The girls walking past all carry bags of shopping that they’ve done, and even though they’ve obviously been buying clothes for themselves, they all look unimpressed. All of them. As though they’ve done it under pain of unpopularity only, and not because they wanted to. Each girl is dressed after an unflattering fashion, though no doubt each and every one of them believes that they look hip, chic, or cool. The colours vary: blue, pink, green, black. Shoes are tan, black, red; they’re boots, thongs, slip-ons, sandals, crocs. They wear skirts, shorts, long shorts, short pants, overalls, t-shirts, fluffy blouses. In short, they wear just about anything.
The bags that they carry are square or rectangular, just like the environment they’re passing through on their way to anywhere else, and when they disappear around the corner near the Midwest Trader the rigid environment is undisturbed, doesn’t even notice their passing.
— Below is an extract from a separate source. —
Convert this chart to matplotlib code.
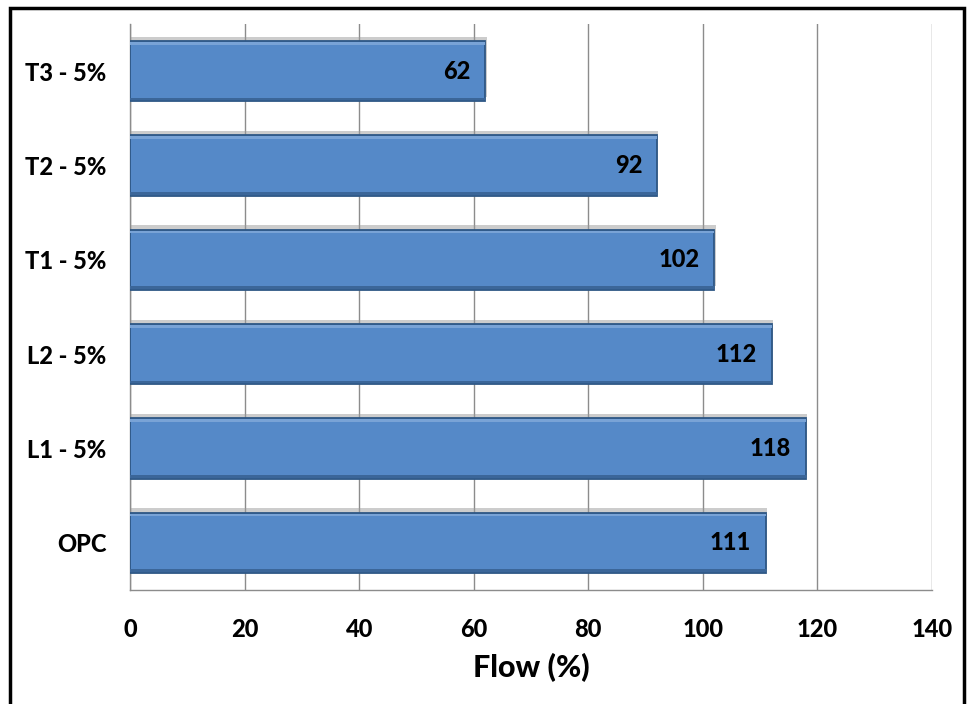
import matplotlib
matplotlib.use("Agg")
import matplotlib.pyplot as plt
import matplotlib.patheffects as pe
from matplotlib.patches import Rectangle
import numpy as np

categories = ["OPC", "L1 - 5%", "L2 - 5%", "T1 - 5%", "T2 - 5%", "T3 - 5%"]
flow = [111, 118, 112, 102, 92, 62]
xticks = [0, 20, 40, 60, 80, 100, 120, 140]

plt.rcParams["font.family"] = ["Lato", "DejaVu Sans"]
plt.rcParams["font.weight"] = "black"

fig = plt.figure(figsize=(9.72, 7.04), dpi=100)
ax = fig.add_axes([130 / 972, 114 / 704, 802 / 972, 566 / 704])

y = np.arange(len(categories))
bars = ax.barh(y, flow, height=0.64, color="#5589C8", edgecolor="#2E5785",
               linewidth=1.3, zorder=3)
for b in bars:
    b.set_path_effects([pe.SimplePatchShadow(offset=(1, 3), shadow_rgbFace="#9A9A9A", alpha=0.5),
                        pe.Normal()])
# thin bevel strips on top and bottom of each bar
ax.barh(y + 0.295, flow, height=0.025, color="#79A3D6", linewidth=0, zorder=4)
ax.barh(y - 0.295, flow, height=0.025, color="#3B6699", linewidth=0, zorder=4)

for yi, v in zip(y, flow):
    ax.text(v - 2.6, yi, str(v), ha="right", va="center", fontsize=17,
            fontweight="black", color="black", zorder=5)

ax.set_xlim(0, 140)
ax.set_ylim(-0.5, len(categories) - 0.5)
ax.set_xticks(xticks)
ax.set_yticks(y)
ax.set_yticklabels(categories)
ax.tick_params(axis="both", length=0, labelsize=17)
ax.tick_params(axis="y", pad=17)
ax.tick_params(axis="x", pad=20)
ax.xaxis.grid(True, color="#8C8C8C", linewidth=1, zorder=0)
ax.set_axisbelow(True)
for s in ["top", "right"]:
    ax.spines[s].set_visible(False)
for s in ["left", "bottom"]:
    ax.spines[s].set_color("#8C8C8C")
    ax.spines[s].set_linewidth(1)
ax.set_xlabel("Flow (%)", fontsize=22, fontweight="black", labelpad=9)

# outer frame
fig.patches.append(Rectangle((10 / 972, -0.05), 954 / 972, 1.05 - 8 / 704,
                             transform=fig.transFigure, fill=False,
                             edgecolor="black", linewidth=2.5))

fig.savefig("out.png", dpi=100)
Blink and you won’t even see them go; the squareness of the edges reclaim their sharpness, unsullied by the varied shapes of humanity that pass them by.
The corner is almost untouchable, timeless. It is not beautified. It is not clean, or lovely, or pleasant. But it is quiet and distant, though it’s but metres from a core shopping and eating strip. And that is where its man-made, harsh, bland charm comes from.